━━━ Supplied entries

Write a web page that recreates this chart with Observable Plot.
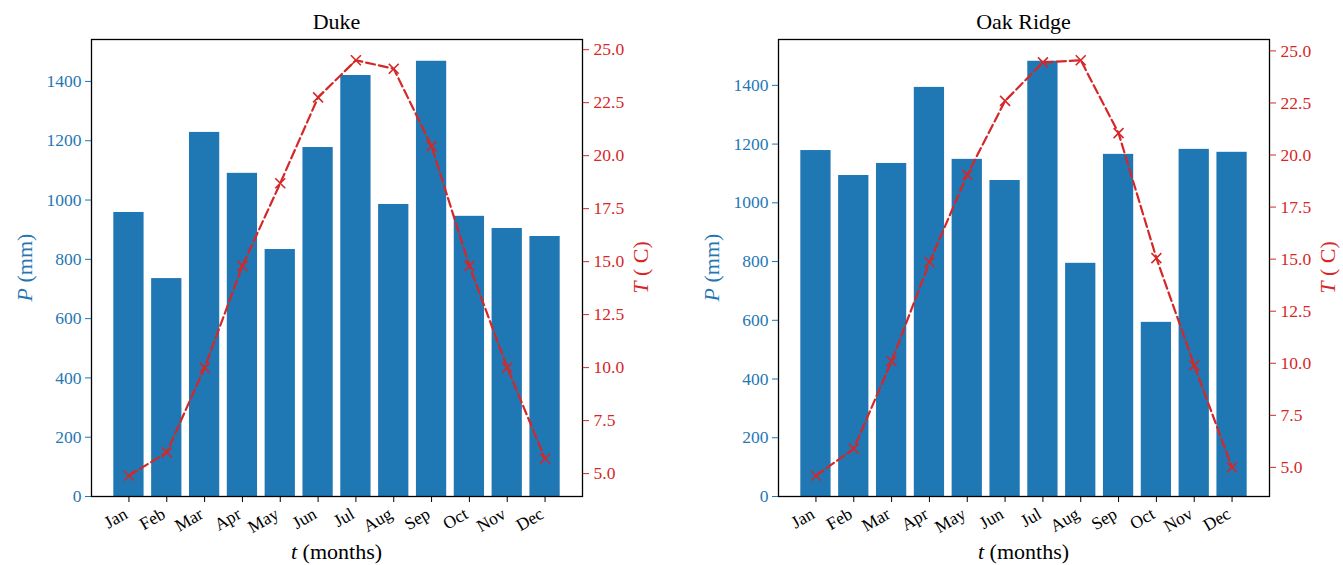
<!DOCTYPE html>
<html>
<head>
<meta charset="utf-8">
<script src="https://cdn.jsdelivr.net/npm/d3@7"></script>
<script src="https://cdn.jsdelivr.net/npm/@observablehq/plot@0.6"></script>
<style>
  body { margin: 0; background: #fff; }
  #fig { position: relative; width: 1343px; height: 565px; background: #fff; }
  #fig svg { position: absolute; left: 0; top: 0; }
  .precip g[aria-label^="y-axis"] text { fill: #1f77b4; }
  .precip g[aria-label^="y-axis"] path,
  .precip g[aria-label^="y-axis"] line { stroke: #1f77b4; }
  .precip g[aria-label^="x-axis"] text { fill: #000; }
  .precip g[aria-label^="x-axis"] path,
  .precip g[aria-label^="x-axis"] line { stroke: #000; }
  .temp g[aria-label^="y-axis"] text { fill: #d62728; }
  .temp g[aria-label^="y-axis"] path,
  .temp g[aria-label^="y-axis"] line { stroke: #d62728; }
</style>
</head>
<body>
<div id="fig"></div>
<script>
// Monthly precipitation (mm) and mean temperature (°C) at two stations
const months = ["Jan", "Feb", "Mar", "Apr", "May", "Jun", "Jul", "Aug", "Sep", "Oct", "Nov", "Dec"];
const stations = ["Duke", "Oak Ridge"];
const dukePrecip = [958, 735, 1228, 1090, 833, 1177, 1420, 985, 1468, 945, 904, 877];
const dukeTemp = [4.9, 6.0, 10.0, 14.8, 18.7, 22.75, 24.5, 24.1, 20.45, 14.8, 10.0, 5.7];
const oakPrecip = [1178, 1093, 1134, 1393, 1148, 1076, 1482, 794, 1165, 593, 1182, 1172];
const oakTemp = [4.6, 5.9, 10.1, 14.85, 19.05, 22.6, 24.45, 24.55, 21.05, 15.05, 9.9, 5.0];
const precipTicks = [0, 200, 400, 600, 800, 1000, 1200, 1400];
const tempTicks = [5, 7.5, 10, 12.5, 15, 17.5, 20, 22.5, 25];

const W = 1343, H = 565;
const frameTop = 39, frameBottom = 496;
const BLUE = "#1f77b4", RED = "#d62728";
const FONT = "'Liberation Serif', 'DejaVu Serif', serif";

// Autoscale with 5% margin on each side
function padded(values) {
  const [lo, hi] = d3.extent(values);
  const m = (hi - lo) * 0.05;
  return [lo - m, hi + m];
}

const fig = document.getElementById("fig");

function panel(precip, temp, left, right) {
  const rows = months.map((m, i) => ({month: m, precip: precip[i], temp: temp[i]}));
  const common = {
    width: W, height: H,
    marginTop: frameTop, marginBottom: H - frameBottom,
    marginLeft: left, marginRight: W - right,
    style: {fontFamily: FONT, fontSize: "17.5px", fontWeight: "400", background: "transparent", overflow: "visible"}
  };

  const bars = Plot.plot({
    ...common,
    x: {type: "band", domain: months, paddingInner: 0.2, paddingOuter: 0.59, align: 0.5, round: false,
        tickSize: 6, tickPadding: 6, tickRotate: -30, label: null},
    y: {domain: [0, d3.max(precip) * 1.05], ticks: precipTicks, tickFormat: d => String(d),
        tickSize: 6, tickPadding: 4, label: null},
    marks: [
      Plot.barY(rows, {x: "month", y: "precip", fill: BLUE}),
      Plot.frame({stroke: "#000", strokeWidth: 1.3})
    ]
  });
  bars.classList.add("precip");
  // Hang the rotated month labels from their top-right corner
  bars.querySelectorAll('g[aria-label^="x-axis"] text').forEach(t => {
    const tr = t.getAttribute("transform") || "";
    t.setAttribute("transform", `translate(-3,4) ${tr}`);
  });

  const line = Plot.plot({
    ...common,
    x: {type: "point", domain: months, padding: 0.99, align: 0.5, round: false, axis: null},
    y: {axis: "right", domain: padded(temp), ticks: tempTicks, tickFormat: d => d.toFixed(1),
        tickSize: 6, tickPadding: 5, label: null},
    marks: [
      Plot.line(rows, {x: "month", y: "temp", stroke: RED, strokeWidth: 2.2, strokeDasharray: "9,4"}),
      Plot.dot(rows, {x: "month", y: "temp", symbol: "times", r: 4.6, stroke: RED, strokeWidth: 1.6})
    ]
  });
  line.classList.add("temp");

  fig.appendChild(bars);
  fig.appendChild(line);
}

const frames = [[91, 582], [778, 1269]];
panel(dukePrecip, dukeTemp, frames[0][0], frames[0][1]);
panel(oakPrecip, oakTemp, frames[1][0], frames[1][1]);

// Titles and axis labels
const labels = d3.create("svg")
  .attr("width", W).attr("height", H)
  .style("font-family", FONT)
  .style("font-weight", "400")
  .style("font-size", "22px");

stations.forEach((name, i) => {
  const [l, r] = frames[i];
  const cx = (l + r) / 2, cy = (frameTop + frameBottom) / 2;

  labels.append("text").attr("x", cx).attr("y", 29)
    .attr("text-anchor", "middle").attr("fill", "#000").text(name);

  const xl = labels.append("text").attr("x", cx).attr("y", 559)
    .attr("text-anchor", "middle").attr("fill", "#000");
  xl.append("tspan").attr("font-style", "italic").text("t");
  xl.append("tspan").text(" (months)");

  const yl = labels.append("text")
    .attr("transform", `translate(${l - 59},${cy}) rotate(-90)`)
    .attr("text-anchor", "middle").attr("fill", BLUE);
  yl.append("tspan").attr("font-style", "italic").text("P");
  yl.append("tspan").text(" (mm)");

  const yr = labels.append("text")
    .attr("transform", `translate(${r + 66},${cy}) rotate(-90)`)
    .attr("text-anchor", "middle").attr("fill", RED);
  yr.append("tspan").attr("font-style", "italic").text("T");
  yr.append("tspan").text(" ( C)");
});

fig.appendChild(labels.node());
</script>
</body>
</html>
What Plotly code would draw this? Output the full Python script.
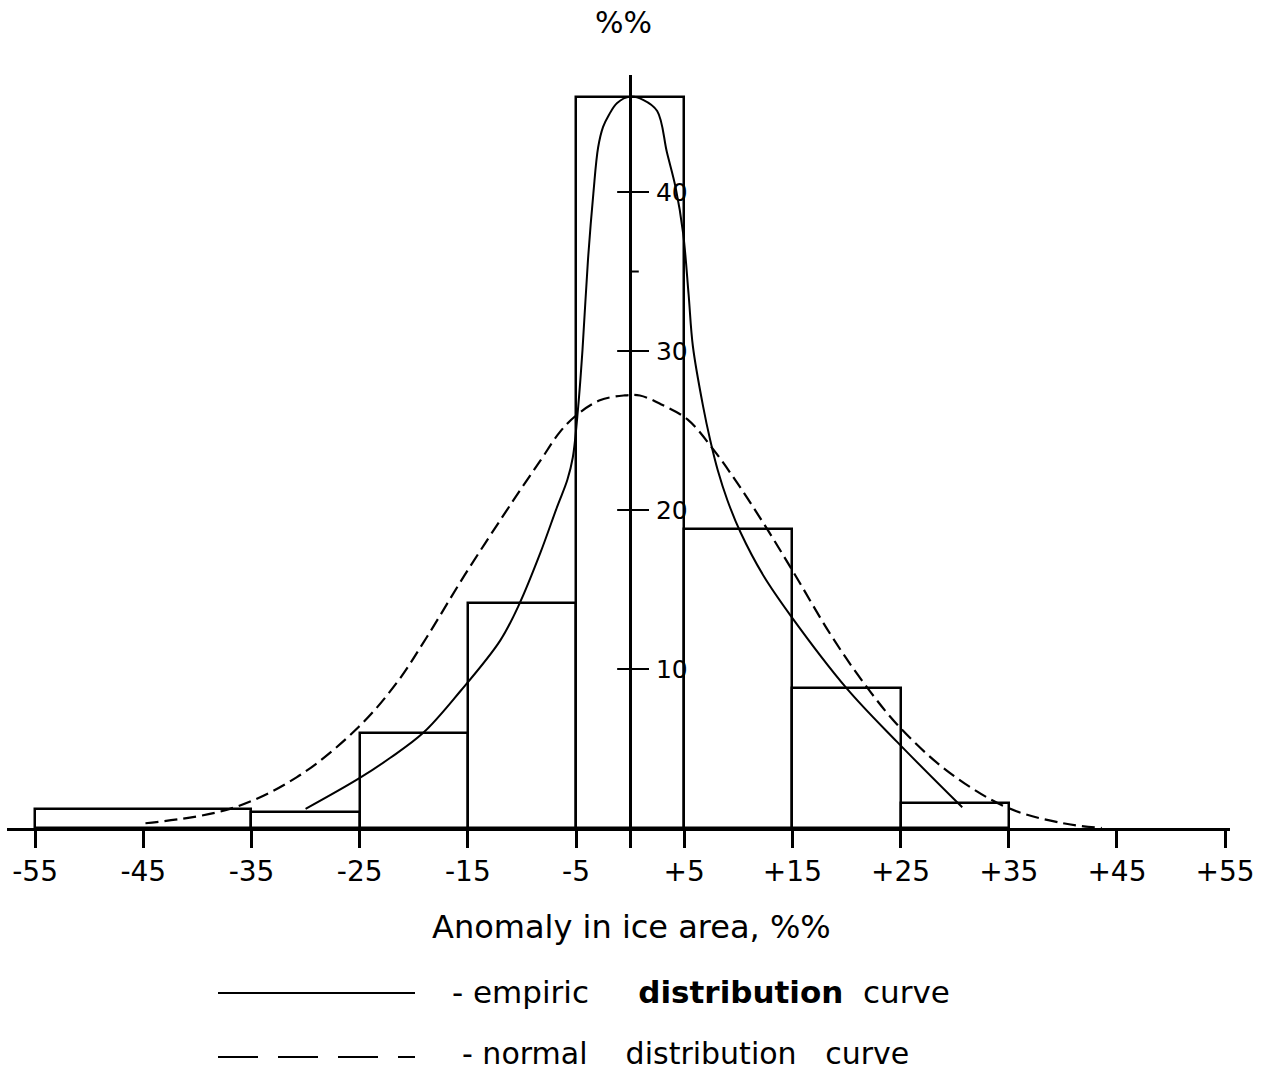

━━━━━━

=== Given request ===
Transcribe each entry precisely as given, leaving the pictures out.

=== The output ===
Write a web page that recreates this chart with Observable Plot.
<!DOCTYPE html>
<html>
<head>
<meta charset="utf-8">
<script src="https://cdn.jsdelivr.net/npm/d3@7"></script>
<script src="https://cdn.jsdelivr.net/npm/@observablehq/plot@0.6"></script>
<style>
  body { margin: 0; background: #fff; }
  #fig { position: relative; width: 1343px; height: 565px; background: #fff; }
  #fig svg { position: absolute; left: 0; top: 0; }
  .precip g[aria-label^="y-axis"] text { fill: #1f77b4; }
  .precip g[aria-label^="y-axis"] path,
  .precip g[aria-label^="y-axis"] line { stroke: #1f77b4; }
  .precip g[aria-label^="x-axis"] text { fill: #000; }
  .precip g[aria-label^="x-axis"] path,
  .precip g[aria-label^="x-axis"] line { stroke: #000; }
  .temp g[aria-label^="y-axis"] text { fill: #d62728; }
  .temp g[aria-label^="y-axis"] path,
  .temp g[aria-label^="y-axis"] line { stroke: #d62728; }
</style>
</head>
<body>
<div id="fig"></div>
<script>
// Monthly precipitation (mm) and mean temperature (°C) at two stations
const months = ["Jan", "Feb", "Mar", "Apr", "May", "Jun", "Jul", "Aug", "Sep", "Oct", "Nov", "Dec"];
const stations = ["Duke", "Oak Ridge"];
const dukePrecip = [958, 735, 1228, 1090, 833, 1177, 1420, 985, 1468, 945, 904, 877];
const dukeTemp = [4.9, 6.0, 10.0, 14.8, 18.7, 22.75, 24.5, 24.1, 20.45, 14.8, 10.0, 5.7];
const oakPrecip = [1178, 1093, 1134, 1393, 1148, 1076, 1482, 794, 1165, 593, 1182, 1172];
const oakTemp = [4.6, 5.9, 10.1, 14.85, 19.05, 22.6, 24.45, 24.55, 21.05, 15.05, 9.9, 5.0];
const precipTicks = [0, 200, 400, 600, 800, 1000, 1200, 1400];
const tempTicks = [5, 7.5, 10, 12.5, 15, 17.5, 20, 22.5, 25];

const W = 1343, H = 565;
const frameTop = 39, frameBottom = 496;
const BLUE = "#1f77b4", RED = "#d62728";
const FONT = "'Liberation Serif', 'DejaVu Serif', serif";

// Autoscale with 5% margin on each side
function padded(values) {
  const [lo, hi] = d3.extent(values);
  const m = (hi - lo) * 0.05;
  return [lo - m, hi + m];
}

const fig = document.getElementById("fig");

function panel(precip, temp, left, right) {
  const rows = months.map((m, i) => ({month: m, precip: precip[i], temp: temp[i]}));
  const common = {
    width: W, height: H,
    marginTop: frameTop, marginBottom: H - frameBottom,
    marginLeft: left, marginRight: W - right,
    style: {fontFamily: FONT, fontSize: "17.5px", fontWeight: "400", background: "transparent", overflow: "visible"}
  };

  const bars = Plot.plot({
    ...common,
    x: {type: "band", domain: months, paddingInner: 0.2, paddingOuter: 0.59, align: 0.5, round: false,
        tickSize: 6, tickPadding: 6, tickRotate: -30, label: null},
    y: {domain: [0, d3.max(precip) * 1.05], ticks: precipTicks, tickFormat: d => String(d),
        tickSize: 6, tickPadding: 4, label: null},
    marks: [
      Plot.barY(rows, {x: "month", y: "precip", fill: BLUE}),
      Plot.frame({stroke: "#000", strokeWidth: 1.3})
    ]
  });
  bars.classList.add("precip");
  // Hang the rotated month labels from their top-right corner
  bars.querySelectorAll('g[aria-label^="x-axis"] text').forEach(t => {
    const tr = t.getAttribute("transform") || "";
    t.setAttribute("transform", `translate(-3,4) ${tr}`);
  });

  const line = Plot.plot({
    ...common,
    x: {type: "point", domain: months, padding: 0.99, align: 0.5, round: false, axis: null},
    y: {axis: "right", domain: padded(temp), ticks: tempTicks, tickFormat: d => d.toFixed(1),
        tickSize: 6, tickPadding: 5, label: null},
    marks: [
      Plot.line(rows, {x: "month", y: "temp", stroke: RED, strokeWidth: 2.2, strokeDasharray: "9,4"}),
      Plot.dot(rows, {x: "month", y: "temp", symbol: "times", r: 4.6, stroke: RED, strokeWidth: 1.6})
    ]
  });
  line.classList.add("temp");

  fig.appendChild(bars);
  fig.appendChild(line);
}

const frames = [[91, 582], [778, 1269]];
panel(dukePrecip, dukeTemp, frames[0][0], frames[0][1]);
panel(oakPrecip, oakTemp, frames[1][0], frames[1][1]);

// Titles and axis labels
const labels = d3.create("svg")
  .attr("width", W).attr("height", H)
  .style("font-family", FONT)
  .style("font-weight", "400")
  .style("font-size", "22px");

stations.forEach((name, i) => {
  const [l, r] = frames[i];
  const cx = (l + r) / 2, cy = (frameTop + frameBottom) / 2;

  labels.append("text").attr("x", cx).attr("y", 29)
    .attr("text-anchor", "middle").attr("fill", "#000").text(name);

  const xl = labels.append("text").attr("x", cx).attr("y", 559)
    .attr("text-anchor", "middle").attr("fill", "#000");
  xl.append("tspan").attr("font-style", "italic").text("t");
  xl.append("tspan").text(" (months)");

  const yl = labels.append("text")
    .attr("transform", `translate(${l - 59},${cy}) rotate(-90)`)
    .attr("text-anchor", "middle").attr("fill", BLUE);
  yl.append("tspan").attr("font-style", "italic").text("P");
  yl.append("tspan").text(" (mm)");

  const yr = labels.append("text")
    .attr("transform", `translate(${r + 66},${cy}) rotate(-90)`)
    .attr("text-anchor", "middle").attr("fill", RED);
  yr.append("tspan").attr("font-style", "italic").text("T");
  yr.append("tspan").text(" ( C)");
});

fig.appendChild(labels.node());
</script>
</body>
</html>
What Plotly code would draw this? Output the full Python script.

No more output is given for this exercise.